Nossa gestão não foi também só de acertos. Erramos em não delimitar, por exemplo, o job description de cada um. Por exemplo, de quem era a responsabilidade de organizar a reunião com o time toda segunda de manhã ou quem ficaria responsável por enviar o report mensal aos investidores. Essas coisas operacionais acabavam ficando no ar, sem um dono. Uma consequência é que acabamos dividindo o time em dois. Parte reportava a mim e parte ao Mate. As pessoas não se comunicavam, ficavam perdidas e isso gerava ruído. É uma coisa que eu tentaria evitar em uma situação de co-CEO, mas, de forma geral, tentaria evitar ter co-CEO. Na nossa nova empresa teremos novamente a estrutura de co-CEO, mas aprendemos e cada um terá funções bem definidas. Nos dividimos de uma forma que a tomada de decisão seja mais fluida e o time não sofra. E também deixamos claro já nosso comprometimento no Conselho da Printi e no Canary.

Sobre a experiência de co-CEOs:

- Acertos: conseguimos nos substituir perfeitamente em toda e qualquer situação. O que dá uma fluidez muito rápida para o negócios. Podíamos tomar decisões facilmente.

- Erros: não tínhamos escopo e funções super definidas. Dividimos a estrutura, o que gerava ruído com o time.

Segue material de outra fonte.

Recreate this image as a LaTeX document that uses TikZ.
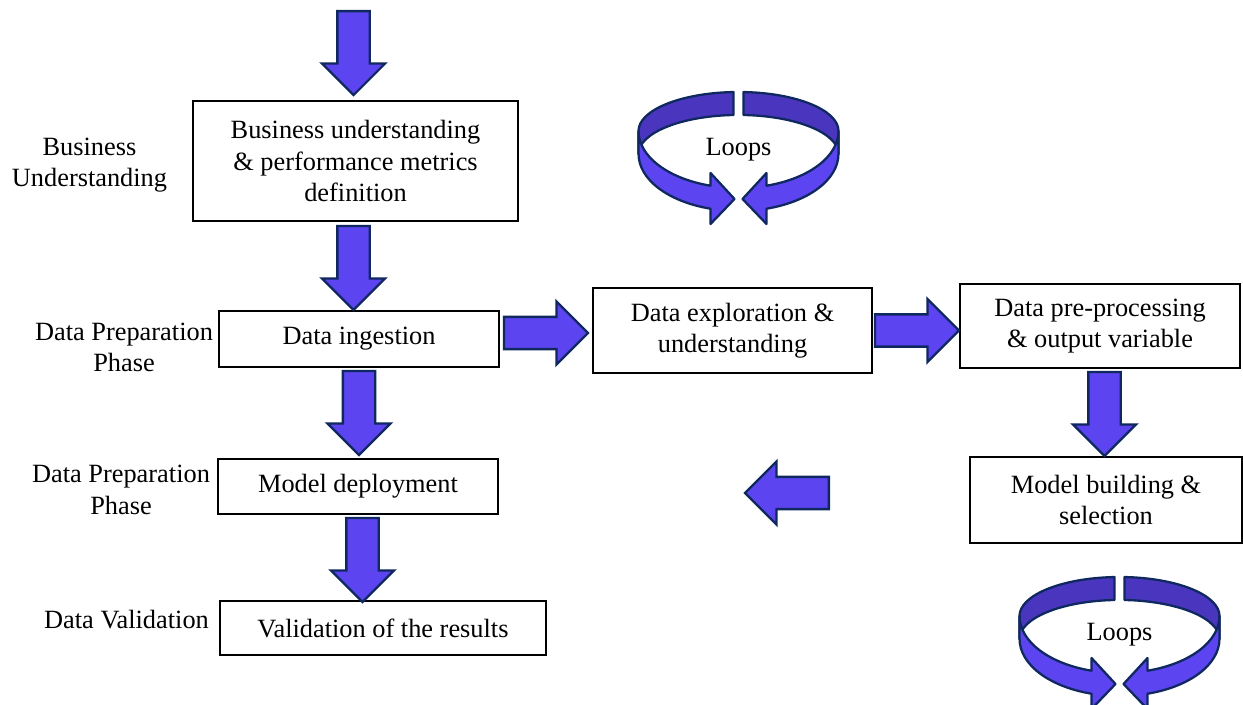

Florian Hagenbuch é alemão mas cresceu no Brasil. Fez faculdade em Wharton e decidiu voltar para empreender por aqui com Mate Pencz, seu amigo europeu de longa data. Ambos fundaram a Printi, um marketplace de serviços de impressão, são sócios fundadores do Canary e agora estão tirando a segunda startup do papel. Com o objetivo de explorar um pouco da experiência do Florian e traduzí-la em insights práticos para quem está começando, faremos um Q&A periódico com ele.